En 2017, à la demande de l’OMS et en collaboration avec le district et les directions provinciales de la santé, Emergency a formé 497 médecins et infirmiers travaillant dans les provinces à la traumatologie pré‑hospitalière et à la prise en charge de victimes en grand nombre. Emergency, qui fait partie du Groupe sectoriel pour la santé, finance son personnel international et ses opérations grâce à des dons privés, ainsi que grâce à des subventions de l’OMS, du Fonds humanitaire commun et de la Commission européenne.

D’après le Dr David Lai, coordonnateur du Groupe sectoriel pour la santé en Afghanistan, c’est la combinaison de projets ciblés spécifiques, d’aide extérieure, de responsabilité nationale et de temps qui permettra à tous les citoyens afghans d’avoir accès à long terme à des soins de qualité. Il ajoute que les travaux menés par Emergency sont un exemple de la façon dont un pays doit utiliser différentes ressources pour reconstruire son secteur sanitaire.
«La mission du Groupe sectoriel pour la santé est d’appuyer le Ministère de la santé publique pour qu’il joue un rôle moteur dans l’intervention sanitaire humanitaire afin de prévenir et de limiter la morbidité et la mortalité associées à la crise. Soigner les personnes déplacées par la guerre améliore l’état de santé de millions d’entre elles, transformant le désespoir en espoir»,  explique le Dr Lai.

À la demande de l’OMS, Emergency a formé 497 médecins et infirmiers.

En 2001, le Ministère de la santé publique afghan a hérité d’un système de santé anéanti présentant des statistiques sanitaires parmi les plus alarmantes au monde. Le taux de mortalité maternelle était estimé à 1600 pour 100 000 naissances vivantes, un niveau jamais enregistré auparavant (Barlett et al., 2005).

En 2002, les taux de mortalité du nourrisson et de l’enfant étaient de 165 et de 257 pour 1000 naissances vivantes, respectivement. C’étaient alors les quatrièmes taux les plus élevés au monde.

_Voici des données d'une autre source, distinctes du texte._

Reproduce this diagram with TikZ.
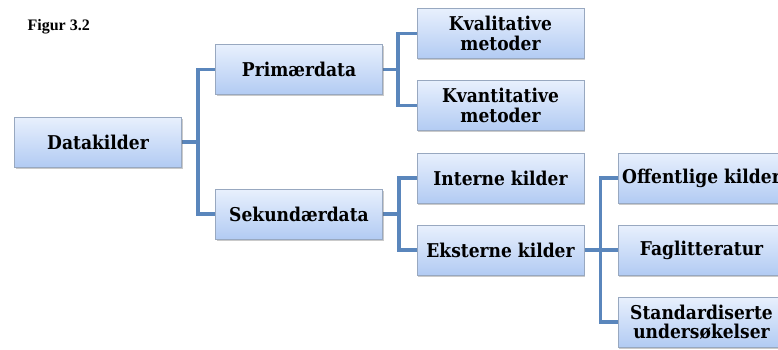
\documentclass[tikz,border=0pt]{standalone}
\usepackage{fontspec}
\setmainfont{Liberation Serif}
\newfontfamily\boxfont[FakeStretch=0.9]{DejaVu Serif}
\usetikzlibrary{shadows,backgrounds}
\definecolor{connc}{HTML}{5A86BC}
\definecolor{boxborder}{HTML}{98A8C0}
\definecolor{boxtop}{HTML}{E8F0FD}
\definecolor{boxbot}{HTML}{B2CBF3}
\begin{document}
\begin{tikzpicture}[x=1pt,y=-1pt,
  box/.style={draw=boxborder, line width=0.7pt, top color=boxtop, bottom color=boxbot,
    minimum width=167pt, minimum height=50pt, inner sep=0pt, align=center,
    font=\boxfont\bfseries\fontsize{19}{19.5}\selectfont,
    drop shadow={shadow xshift=1.2pt, shadow yshift=-1.8pt, opacity=0.35, fill=black!60}},
  conn/.style={draw=connc, line width=3.6pt, line join=miter}]
\clip (0,0) rectangle (778,349);
\useasboundingbox (0,0) rectangle (778,349);
\node[font=\bfseries\fontsize{16}{18}\selectfont, anchor=west] (fig) at (24,27) {Figur 3.2};
\node[box] (dk) at (98,142) {Datakilder};
\node[box] (pd) at (299,69.5) {Primærdata};
\node[box] (sd) at (299,214) {Sekundærdata};
\node[box] (kl) at (500.5,33.5) {Kvalitative\\metoder};
\node[box] (kn) at (500.5,105.5) {Kvantitative\\metoder};
\node[box] (ik) at (500.5,178) {Interne kilder};
\node[box] (ek) at (500.5,250) {Eksterne kilder};
\node[box] (ok) at (701.5,178) {Offentlige kilder};
\node[box] (fl) at (701.5,250) {Faglitteratur};
\node[box] (su) at (701.5,322) {Standardiserte\\undersøkelser};
\begin{scope}[on background layer]
\draw[conn] (dk.east) -- ++(16,0) |- (pd.west);
\draw[conn] (dk.east) -- ++(16,0) |- (sd.west);
\draw[conn] (pd.east) -- ++(15,0) |- (kl.west);
\draw[conn] (pd.east) -- ++(15,0) |- (kn.west);
\draw[conn] (sd.east) -- ++(16,0) |- (ik.west);
\draw[conn] (sd.east) -- ++(16,0) |- (ek.west);
\draw[conn] (ek.east) -- ++(16,0) |- (ok.west);
\draw[conn] (ek.east) -- ++(16,0) |- (fl.west);
\draw[conn] (ek.east) -- ++(16,0) |- (su.west);
\end{scope}
\end{tikzpicture}
\end{document}
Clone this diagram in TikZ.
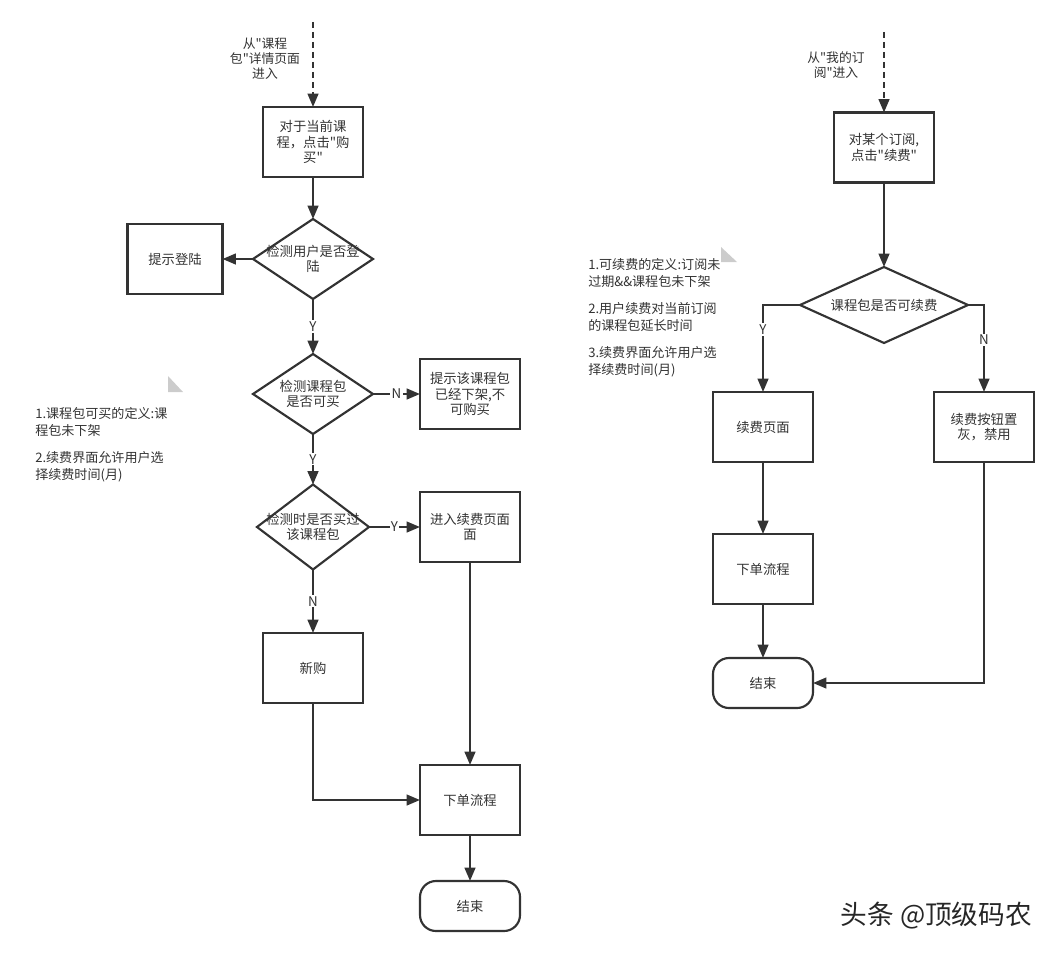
\documentclass[tikz,border=0pt]{standalone}
\usepackage{fontspec}
\setmainfont{Noto Sans CJK SC}[Ligatures=TeXOff]
\usetikzlibrary{arrows.meta,shapes.geometric}
\definecolor{ink}{HTML}{333333}
\definecolor{notetri}{HTML}{CCCCCC}

\begin{document}
\begin{tikzpicture}[x=0.75pt,y=-0.75pt,box/.style={rectangle,draw=ink,line width=1.6pt,minimum width=75pt,minimum height=52.5pt,inner sep=1pt,outer sep=0pt,align=center,text=ink,font=\fontsize{10}{11.5}\selectfont},decision/.style={diamond,draw=ink,line width=1.6pt,inner sep=0pt,outer sep=0pt},endbox/.style={box,rounded corners=12pt,minimum height=37.5pt},txt/.style={align=center,text=ink,font=\fontsize{10}{11.5}\selectfont,inner sep=0pt},note/.style={align=left,text=ink,font=\fontsize{9.8}{12.75}\selectfont,inner sep=0pt,anchor=north west},flow/.style={draw=ink,line width=1.6pt,-{Triangle[length=10pt,width=8pt]}},entry/.style={flow,dash pattern=on 4.5pt off 3pt},yn/.style={fill=white,text=ink,font=\fontsize{10}{11}\selectfont,inner sep=1pt}]
\useasboundingbox (0,0) rectangle (1059,956);
% buying from the course package page
\coordinate (fromdetail) at (313,22);
\node[txt,font=\fontsize{9.6}{11.25}\selectfont] (fromdetailt) at (265,59) {从"课程\\包"详情页面\\进入};
\node[box] (buy) at (313,142) {对于当前课\\程，点击"购\\买"};
\node[decision,minimum width=90pt,minimum height=60pt] (chklogin) at (313,259) {};
\node[txt] (chklogint) at (chklogin) {检测用户是否登\\陆};
\node[box,minimum width=71.25pt] (tiplogin) at (175,259) {提示登陆};
\node[decision,minimum width=90pt,minimum height=60pt] (chkshelf) at (313,394) {};
\node[txt] (chkshelft) at (chkshelf) {检测课程包\\是否可买};
\node[box] (offshelf) at (470,394) {提示该课程包\\已经下架,不\\可购买};
\node[decision,minimum width=84pt,minimum height=63.75pt] (chkbought) at (313,527) {};
\node[txt] (chkboughtt) at (chkbought) {检测时是否买过\\该课程包};
\node[box] (renew) at (470,527) {进入续费页面\\面};
\node[box] (newbuy) at (313,668) {新购};
\node[box] (order) at (470,800) {下单流程};
\node[endbox] (finish) at (470,906) {结束};
\draw[entry] (fromdetail) -- (buy);
\draw[flow] (buy) -- (chklogin);
\draw[flow] (chklogin) -- (tiplogin);
\draw[flow] (chklogin) -- node[yn] {Y} (chkshelf);
\draw[flow] (chkshelf) -- node[yn] {N} (offshelf);
\draw[flow] (chkshelf) -- node[yn] {Y} (chkbought);
\draw[flow] (chkbought) -- node[yn] {Y} (renew);
\draw[flow] (chkbought) -- node[yn] {N} (newbuy);
\draw[flow] (newbuy) |- (order);
\draw[flow] (renew) -- (order);
\draw[flow] (order) -- (finish);
\fill[notetri] (168,376) -- (168,392) -- (183,392) -- cycle;
\node[note] (buynote) at (35,407) {1.课程包可买的定义:课\\程包未下架\\[7.5pt]2.续费界面允许用户选\\择续费时间(月)};
% renewing from my subscriptions
\coordinate (fromsub) at (884,32);
\node[txt,font=\fontsize{9.6}{11.25}\selectfont] (fromsubt) at (836,65) {从"我的订\\阅"进入};
\node[box] (clickrenew) at (884,147.5) {对某个订阅,\\点击"续费"};
\node[decision,minimum width=126pt,minimum height=57pt] (canrenew) at (884,305) {};
\node[txt] (canrenewt) at (canrenew) {课程包是否可续费};
\node[box] (renewpage) at (763,427) {续费页面};
\node[box] (graybtn) at (984,427) {续费按钮置\\灰，禁用};
\node[box] (order2) at (763,569) {下单流程};
\node[endbox] (finish2) at (763,683) {结束};
\draw[entry] (fromsub) -- (clickrenew);
\draw[flow] (clickrenew) -- (canrenew);
\draw[flow] (canrenew) -| node[yn,pos=0.64] {Y} (renewpage);
\draw[flow] (canrenew) -| node[yn,pos=0.7] {N} (graybtn);
\draw[flow] (renewpage) -- (order2);
\draw[flow] (order2) -- (finish2);
\draw[flow] (graybtn) |- (finish2);
\fill[notetri] (721,247) -- (721,262) -- (737,262) -- cycle;
\node[note] (renewnote) at (588,258) {1.可续费的定义:订阅未\\过期\&\&课程包未下架\\[7.5pt]2.用户续费对当前订阅\\的课程包延长时间\\[7.5pt]3.续费界面允许用户选\\择续费时间(月)};
\node[anchor=west,text=black!85,font=\fontsize{20}{22}\selectfont] (mark) at (836,916) {头条 @顶级码农};
\end{tikzpicture}
\end{document}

En outre, moins de 10% de la population vivait à moins d’une heure de marche d’un établissement de santé en 2001 (Ministère de la santé publique, 2008).

Mettre en place des services de santé essentiels

Le système de santé a été reconstruit sur la base de l’ensemble de services de santé essentiels (Basic Package of Health Services, BPHS). 

En 2003 et en 2004, le Ministère de la santé publique et ses partenaires ont mis au point un ensemble complet de services de santé de base et un ensemble de services hospitaliers essentiels. Les services de santé sont assurés par des ONG (inter)nationales grâce à un mécanisme novateur de sous-traitance et, dans certaines provinces, par le Ministère de la santé publique.  
Cette approche de santé publique dirigée par le Ministère de la santé publique, avec l’appui sans faille de partenaires multilatéraux et bilatéraux du développement, a permis de progresser considérablement dans des circonstances difficiles ; les indicateurs sanitaires et la prestation des services se sont considérablement améliorés.

Le nombre d’établissements de santé et d’agents de santé a sensiblement augmenté. La couverture par l’ensemble complet de services de santé de base et l’ensemble de services hospitaliers essentiels (système de santé public) est actuellement de plus de 60% dans un rayon équivalant à une heure de marche.

Bien que la situation sanitaire se soit améliorée, de nombreux indicateurs sanitaires restent extrêmement inquiétants et la qualité et la couverture des services de santé doivent être améliorées, notamment en ce qui concerne les soins hospitaliers et de traumatologie. Un financement durable et accru s’impose.